Think small! The Small Wonders program teaches students about microbes, the single-celled organisms that live in the air, water, soil, and even inside our own bodies. During the five days of the program, students will learn about lenses and microscopy, take microbial samples from their classroom, grow a model of an algae bloom, build a microbial ecosystem, and set up experiments they can continue to observe in their classrooms for weeks and months after the program’s end.

Small organisms are a big adventure!

While the BioEYES Educator will lead the program across all five days, the students are the scientists who actually set up the hands-on experiments by choosing and preparing all the samples, exploring their surroundings, hypothesizing about results, and observing as their experiments progress. They will use real laboratory materials, such as pipettes, agar plates, microscopes, parafilm, and sample swabs. By the end of the week, they’ll be able to observe the results of one experiment and have prepared two others that they will continue to observe with their teacher after the program’s conclusion. Along the way, they will touch on subjects including biology, ecology, evolutionary niches, optics, and more!

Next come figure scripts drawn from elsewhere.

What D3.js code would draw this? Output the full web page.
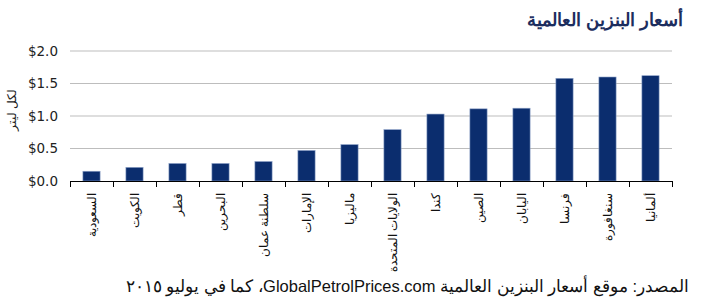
<!DOCTYPE html>
<html>
<head>
<meta charset="utf-8">
<script src="https://cdn.jsdelivr.net/npm/d3@7"></script>
<style>
  body { margin: 0; background: #fff; }
  svg { display: block; }
</style>
</head>
<body>
<div id="chart"></div>
<script>
// data
const countries = ["السعودية", "الكويت", "قطر", "البحرين", "سلطنة عمان", "الإمارات", "ماليزيا",
  "الولايات المتحدة", "كندا", "الصين", "اليابان", "فرنسا", "سنغافورة", "ألمانيا"];
const prices = [0.15, 0.21, 0.27, 0.27, 0.30, 0.47, 0.56, 0.79, 1.03, 1.11, 1.12, 1.58, 1.60, 1.62];
const yTicks = [0, 0.5, 1.0, 1.5, 2.0];

const width = 707, height = 306;
const margin = { left: 70, right: 35, top: 51, bottom: 125 };

const svg = d3.select('#chart').append('svg')
    .attr('width', width)
    .attr('height', height);

const x = d3.scaleBand()
    .domain(countries)
    .range([margin.left, width - margin.right])
    .paddingInner(0.6)
    .paddingOuter(0.3);

const y = d3.scaleLinear()
    .domain([0, 2])
    .range([height - margin.bottom, margin.top]);

// title
svg.append('text')
    .attr('x', 683)
    .attr('y', 26)
    .attr('direction', 'rtl')
    .attr('text-anchor', 'start')
    .attr('font-family', 'Liberation Sans, Arial, sans-serif')
    .attr('font-weight', 'bold')
    .attr('font-size', 18)
    .attr('fill', '#1c2d5e')
    .text('أسعار البنزين العالمية');

// gridlines
svg.append('g')
    .selectAll('line')
    .data(yTicks.filter(d => d > 0))
    .enter().append('line')
    .attr('x1', margin.left)
    .attr('x2', width - margin.right)
    .attr('y1', d => y(d))
    .attr('y2', d => y(d))
    .attr('stroke', '#bdbdbd')
    .attr('stroke-width', 1);

// y axis labels
const yAxis = svg.append('g')
    .attr('transform', `translate(${margin.left},0)`)
    .call(d3.axisLeft(y).tickValues(yTicks).tickSize(0).tickPadding(12)
        .tickFormat(d => '$' + d3.format('.1f')(d)));
yAxis.select('.domain').remove();
yAxis.selectAll('text')
    .attr('font-family', 'DejaVu Sans, Verdana, sans-serif')
    .attr('font-size', 13.5)
    .attr('fill', '#222');

svg.append('text')
    .attr('transform', 'translate(16,110) rotate(-90)')
    .attr('text-anchor', 'middle')
    .attr('font-family', 'Liberation Sans, Arial, sans-serif')
    .attr('font-size', 11.5)
    .attr('fill', '#222')
    .text('لكل ليتر');

// bars
svg.append('g')
    .selectAll('rect')
    .data(prices)
    .enter().append('rect')
    .attr('x', (d, i) => x(countries[i]))
    .attr('width', x.bandwidth())
    .attr('y', d => y(d))
    .attr('height', d => y(0) - y(d))
    .attr('fill', '#0b2d6e')
    .attr('stroke', '#8fa3c8')
    .attr('stroke-width', 0.6);

// x axis: line with ticks at band boundaries
const y0 = y(0);
const step = x.step();
const start = x.range()[0];
svg.append('line')
    .attr('x1', start).attr('x2', x.range()[1])
    .attr('y1', y0 + 0.5).attr('y2', y0 + 0.5)
    .attr('stroke', '#000').attr('stroke-width', 1.2);
svg.append('g')
    .selectAll('line')
    .data(d3.range(countries.length + 1))
    .enter().append('line')
    .attr('x1', i => start + i * step + 0.5)
    .attr('x2', i => start + i * step + 0.5)
    .attr('y1', y0)
    .attr('y2', y0 + 6)
    .attr('stroke', '#000');

svg.append('g')
    .selectAll('text')
    .data(countries)
    .enter().append('text')
    .attr('transform', d => `translate(${x(d) + x.bandwidth() / 2 + 4},${y0 + 12}) rotate(-90)`)
    .attr('text-anchor', 'end')
    .attr('font-family', 'Liberation Sans, Arial, sans-serif')
    .attr('font-size', 11.5)
    .attr('fill', '#111')
    .text(d => d);

// source note
svg.append('text')
    .attr('x', 689)
    .attr('y', 292)
    .attr('direction', 'rtl')
    .attr('text-anchor', 'start')
    .attr('font-family', 'Liberation Sans, Arial, sans-serif')
    .attr('font-size', 16.5)
    .attr('fill', '#111')
    .text('المصدر: موقع أسعار البنزين العالمية GlobalPetrolPrices.com، كما في يوليو ٢٠١٥');
</script>
</body>
</html>
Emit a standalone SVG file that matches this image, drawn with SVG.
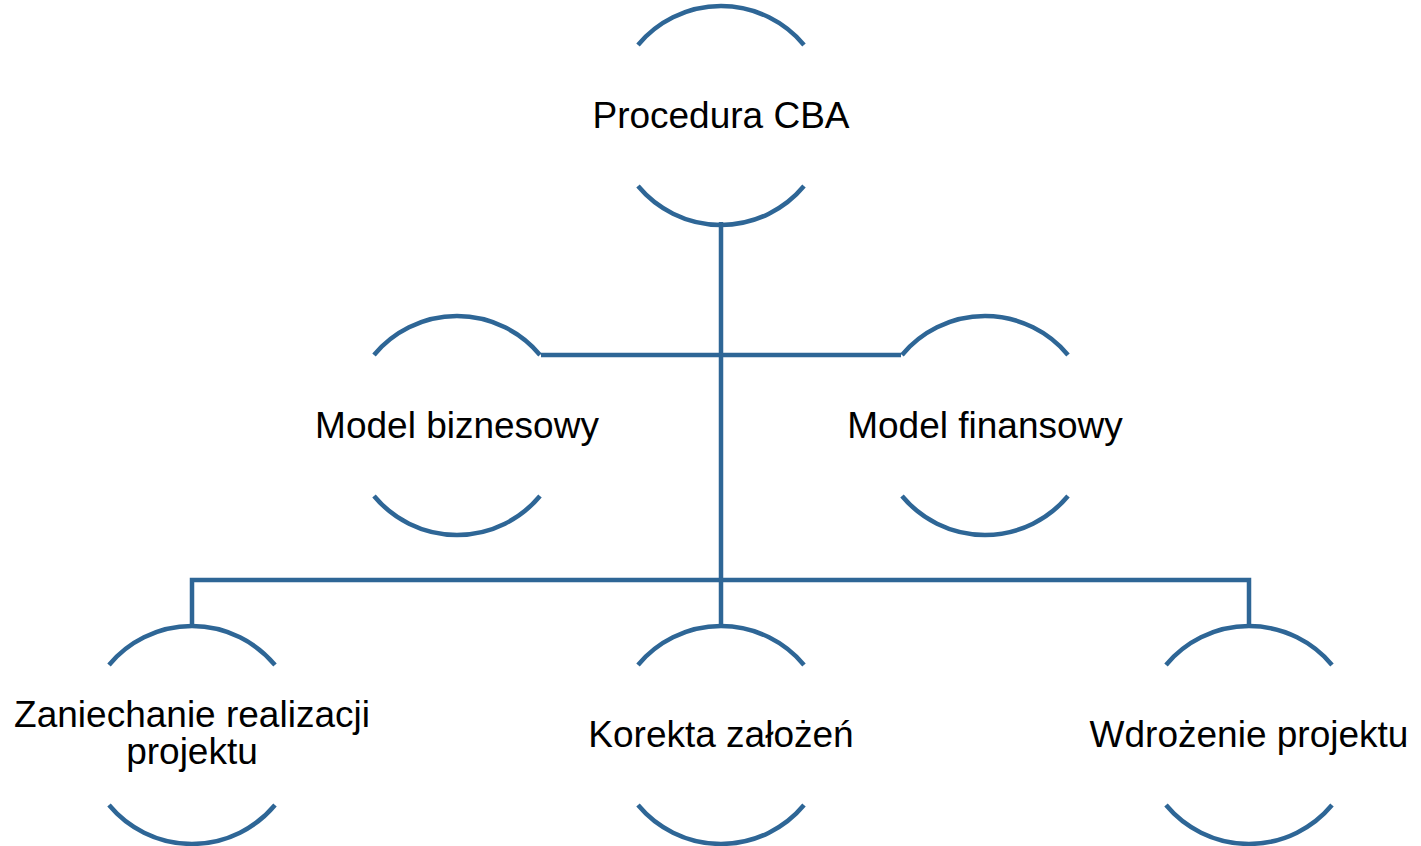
<svg xmlns="http://www.w3.org/2000/svg" width="1421" height="846" viewBox="0 0 1421 846">
<defs>
<style>
.arc{fill:none;stroke:#2E6696;stroke-width:4.5;}
.con{fill:none;stroke:#2E6696;stroke-width:4.5;}
.t{font-family:"Liberation Sans",Arial,sans-serif;font-size:37px;fill:#000;text-anchor:middle;}
</style>
</defs>
<rect width="1421" height="846" fill="#fff"/>
<g id="connectors">
<path class="con" d="M721,222 V580"/>
<path class="con" d="M541,355 H901"/>
<path class="con" d="M192,626 V580 H1249 V626"/>
<path class="con" d="M721,580 V626"/>
</g>
<g id="node-procedura">
<path class="arc" d="M638,45 A108,108 0 0 1 804,45"/>
<path class="arc" d="M638,186 A108,108 0 0 0 804,186"/>
<text class="t" x="721" y="128">Procedura CBA</text>
</g>
<g id="node-biznesowy">
<path class="arc" d="M374,355 A108,108 0 0 1 540,355"/>
<path class="arc" d="M374,496 A108,108 0 0 0 540,496"/>
<text class="t" x="457" y="438">Model biznesowy</text>
</g>
<g id="node-finansowy">
<path class="arc" d="M902,355 A108,108 0 0 1 1068,355"/>
<path class="arc" d="M902,496 A108,108 0 0 0 1068,496"/>
<text class="t" x="985" y="438">Model finansowy</text>
</g>
<g id="node-zaniechanie">
<path class="arc" d="M109,665 A108,108 0 0 1 275,665"/>
<path class="arc" d="M109,805 A108,108 0 0 0 275,805"/>
<text class="t" x="192" y="727"><tspan x="192">Zaniechanie realizacji</tspan><tspan x="192" dy="37">projektu</tspan></text>
</g>
<g id="node-korekta">
<path class="arc" d="M638,665 A108,108 0 0 1 804,665"/>
<path class="arc" d="M638,805 A108,108 0 0 0 804,805"/>
<text class="t" x="721" y="747">Korekta założeń</text>
</g>
<g id="node-wdrozenie">
<path class="arc" d="M1166,665 A108,108 0 0 1 1332,665"/>
<path class="arc" d="M1166,805 A108,108 0 0 0 1332,805"/>
<text class="t" x="1249" y="747">Wdrożenie projektu</text>
</g>
</svg>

Close up image of a girl looking through a hand lens at microbial colonies growing in a Petri dish.

Growing microbial samples

What sort of microbes are around us right now, and how can we study them? Each group of students will take microbial samples from sources they choose within their classroom — the floor, their chairs, the doorknob, whatever! — and grow them in Petri dishes containing an agar-based growth medium. This solid growth medium allows microbial colonies to separate out from each other and form individual colonies that can help identify the specific kind of microbes that were sampled. The students hypothesize about which of their sources will result in the most growth, the least growth, and the most different kinds of growth.

Algae blooms

Algae are various types of plant-like, photosynthetic organisms, many of which are single-celled. Despite being so small, though, algae actually creates around half of the world’s oxygen! In the classroom, students will set up algae cultures they will observe over the next several weeks to see how they are affected by different conditions, including how introducing too many nutrients into an ecosystem can result in an overgrowth called an algae bloom.

A boy uses a pipette to put a few drops of a green solution into a jar partly full of water. Next to him a girl is holding a test tube with more of the green solution.

Winogradsky columns

Outside of a laboratory, microbes don’t usually grow in neatly separated colonies. Instead, they form part of an ecosystem that contains many kinds of interacting and interrelated organisms. Using soil, water, and a variety of nutrition sources, students will build a Winogradsky column to model these microbial ecosystems. Over the months following the program, the microbes in each column will grow and settle out into layers based upon their differing needs and ecological niches, which the students can observe to determine what sorts of microbes are present.

Microscopy

When people think about studying very small objects like microbes, their first thought is usually “Microscopes!” Students experiment with hand lenses to learn the basic properties of magnification, focusing, and combining lenses, before trying out actual miniature microscopes they can use to explore their surroundings close up.